Canada should devote itself to neutral and exacting research to seek, urgently, to ascertain what is happening
Countries that are not defined by an exclusive culture, like Poland, Italy, Russia, Sweden, Japan and many others are, and cannot claim a unique secular-evangelical mission and mythos, as the United States claims as the redeemer, exemplar, champion and guardian of democratic government and the free market, must define a community of interest, amplify and equitably distribute prosperity, treat its different component regions and cultural groups fairly, and endow themselves with a distinct purpose. What is needed is a vision, without which, as is recorded in Proverbs and is engraved at the entrance to the Canadian House of Commons, “the people perish.”

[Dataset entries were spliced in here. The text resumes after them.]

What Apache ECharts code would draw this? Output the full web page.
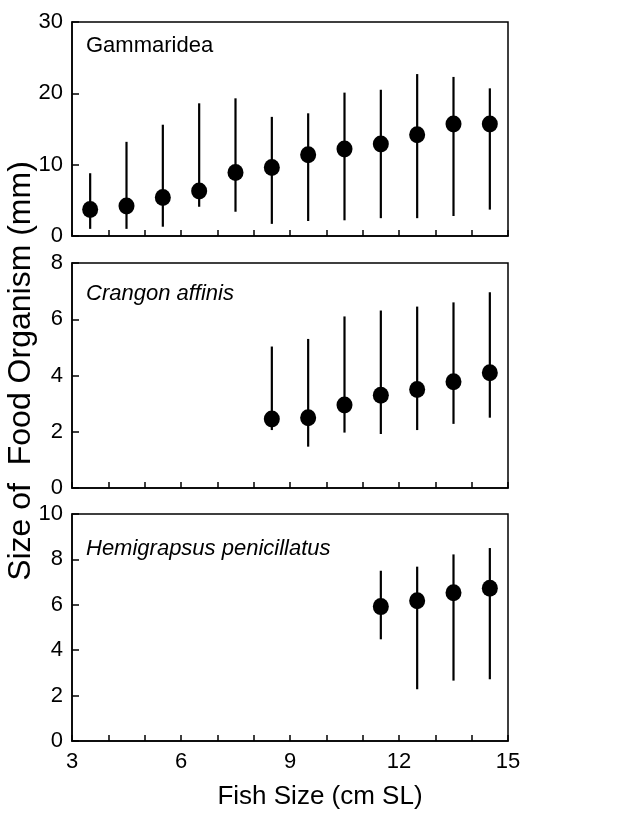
<!DOCTYPE html>
<html>
<head>
<meta charset="utf-8">
<script src="https://cdn.jsdelivr.net/npm/echarts@6/dist/echarts.min.js"></script>
<style>html,body{margin:0;padding:0;background:#fff;}#c{width:618px;height:814px;}</style>
</head>
<body>
<div id="c"></div>
<script>
// Fish size classes (cm SL)
const gamSizes = [3.5, 4.5, 5.5, 6.5, 7.5, 8.5, 9.5, 10.5, 11.5, 12.5, 13.5, 14.5];
const gamMean  = [3.7, 4.2, 5.4, 6.3, 8.9, 9.6, 11.4, 12.2, 12.9, 14.2, 15.7, 15.7];
const gamLow   = [1.0, 1.0, 1.3, 4.1, 3.4, 1.7, 2.1, 2.2, 2.5, 2.5, 2.8, 3.7];
const gamHigh  = [8.8, 13.2, 15.6, 18.6, 19.3, 16.7, 17.2, 20.1, 20.5, 22.7, 22.3, 20.7];

const cranSizes = [8.5, 9.5, 10.5, 11.5, 12.5, 13.5, 14.5];
const cranMean  = [2.45, 2.5, 2.95, 3.3, 3.5, 3.78, 4.1];
const cranLow   = [2.06, 1.47, 1.97, 1.92, 2.06, 2.28, 2.5];
const cranHigh  = [5.03, 5.3, 6.1, 6.31, 6.45, 6.6, 6.96];

const hemiSizes = [11.5, 12.5, 13.5, 14.5];
const hemiMean  = [5.92, 6.18, 6.53, 6.73];
const hemiLow   = [4.48, 2.28, 2.66, 2.72];
const hemiHigh  = [7.5, 7.68, 8.22, 8.5];

const panelNames = ['Gammaridea', 'Crangon affinis', 'Hemigrapsus penicillatus'];
const yMax = [30, 8, 10];
const yInterval = [10, 2, 2];
const xLabelTicks = [3, 6, 9, 12, 15];
const xTitle = 'Fish Size (cm SL)';
const yTitle = 'Size of  Food Organism (mm)';

const FONT = '"Liberation Sans", Arial, sans-serif';
const chart = echarts.init(document.getElementById('c'), null, {renderer: 'canvas'});

const gridTops = [22, 263, 514];
const gridHeights = [214, 225, 227];
const grids = gridTops.map((t, i) => ({
  left: 72, width: 436, top: t, height: gridHeights[i],
  show: true, borderColor: '#000', borderWidth: 1.5, backgroundColor: 'transparent'
}));

const xAxes = [0, 1, 2].map(i => ({
  type: 'value', gridIndex: i, min: 3, max: 15, interval: 1,
  axisLine: {show: true, onZero: false, lineStyle: {color: '#000', width: 1.5}},
  axisTick: {show: true, inside: true, length: 6, lineStyle: {color: '#000', width: 1.5}},
  splitLine: {show: false},
  axisLabel: {
    show: i === 2, color: '#000', fontSize: 22, fontFamily: FONT, margin: 10,
    formatter: v => xLabelTicks.indexOf(v) >= 0 ? String(v) : ''
  }
}));

const yAxes = [0, 1, 2].map(i => ({
  type: 'value', gridIndex: i, min: 0, max: yMax[i], interval: yInterval[i],
  axisLine: {show: true, lineStyle: {color: '#000', width: 1.5}},
  axisTick: {show: true, inside: true, length: 7, lineStyle: {color: '#000', width: 1.5}},
  splitLine: {show: false},
  axisLabel: {color: '#000', fontSize: 22, fontFamily: FONT, margin: 9}
}));

function errSeries(i, xs, lo, hi) {
  return {
    type: 'custom', xAxisIndex: i, yAxisIndex: i,
    data: xs.map((x, k) => [x, lo[k], hi[k]]),
    renderItem: function (params, api) {
      const p1 = api.coord([api.value(0), api.value(1)]);
      const p2 = api.coord([api.value(0), api.value(2)]);
      return {type: 'line', shape: {x1: p1[0], y1: p1[1], x2: p2[0], y2: p2[1]},
              style: {stroke: '#000', lineWidth: 2.2}};
    },
    silent: true, z: 2
  };
}
function dotSeries(i, xs, m) {
  return {
    type: 'scatter', xAxisIndex: i, yAxisIndex: i,
    data: xs.map((x, k) => [x, m[k]]),
    symbol: 'circle', symbolSize: [16, 17],
    itemStyle: {color: '#000', opacity: 1},
    silent: true, z: 3
  };
}

const labelY = [47, 295, 550];
const graphics = panelNames.map((n, i) => ({
  type: 'text', left: 86, top: labelY[i] - 12,
  style: {text: n, fill: '#000', font: (i === 0 ? 'normal ' : 'italic ') + '22px ' + FONT}
}));
graphics.push({
  type: 'text', x: 320, y: 797,
  style: {text: xTitle, fill: '#000', font: '26px ' + FONT, align: 'center', verticalAlign: 'middle'}
});
graphics.push({
  type: 'text', x: 21, y: 371, rotation: Math.PI / 2,
  style: {text: yTitle, fill: '#000', font: '32px ' + FONT, align: 'center', verticalAlign: 'middle'}
});

chart.setOption({
  animation: false,
  backgroundColor: '#fff',
  grid: grids,
  xAxis: xAxes,
  yAxis: yAxes,
  graphic: graphics,
  series: [
    errSeries(0, gamSizes, gamLow, gamHigh), dotSeries(0, gamSizes, gamMean),
    errSeries(1, cranSizes, cranLow, cranHigh), dotSeries(1, cranSizes, cranMean),
    errSeries(2, hemiSizes, hemiLow, hemiHigh), dotSeries(2, hemiSizes, hemiMean)
  ]
});
</script>
</body>
</html>
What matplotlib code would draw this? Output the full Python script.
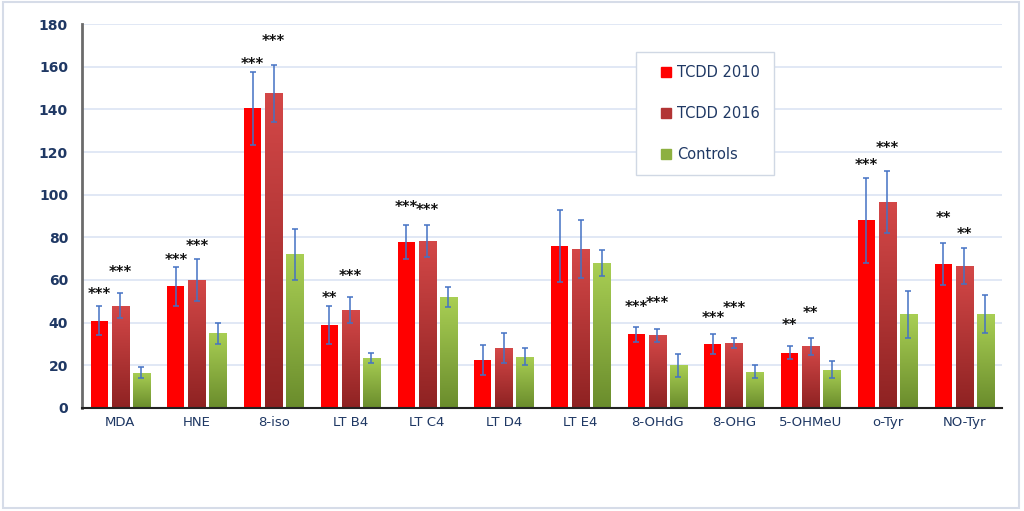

The current federal government defines its first priority to be fighting climate change, which is nonsense, making a shambles of matters of gender, and inciting egregious myths and practices in native issues. We are embracing a false national objective to oppress Alberta and Saskatchewan while encouraging charlatans and misfits to claim that there are more than two sexes and that the right of everyone to work out their own sexuality in perfect freedom is a matter for state coercion, and while inciting the inference that those of European ancestry invaded, occupied and oppressed this country in a manner morally indistinguishable from what Hitler and Stalin did to Poland in 1939. There is no vision except platitudes and quixotry. We are driving Alberta to the consideration of extreme remedies and are stuck with the authors of this visionless miasma for four more years. Canada is a great country crossing the desert of self-chosen and misguided leadership. In a democracy, a people gets the government it deserves; we must solemnly consider what we did to deserve this.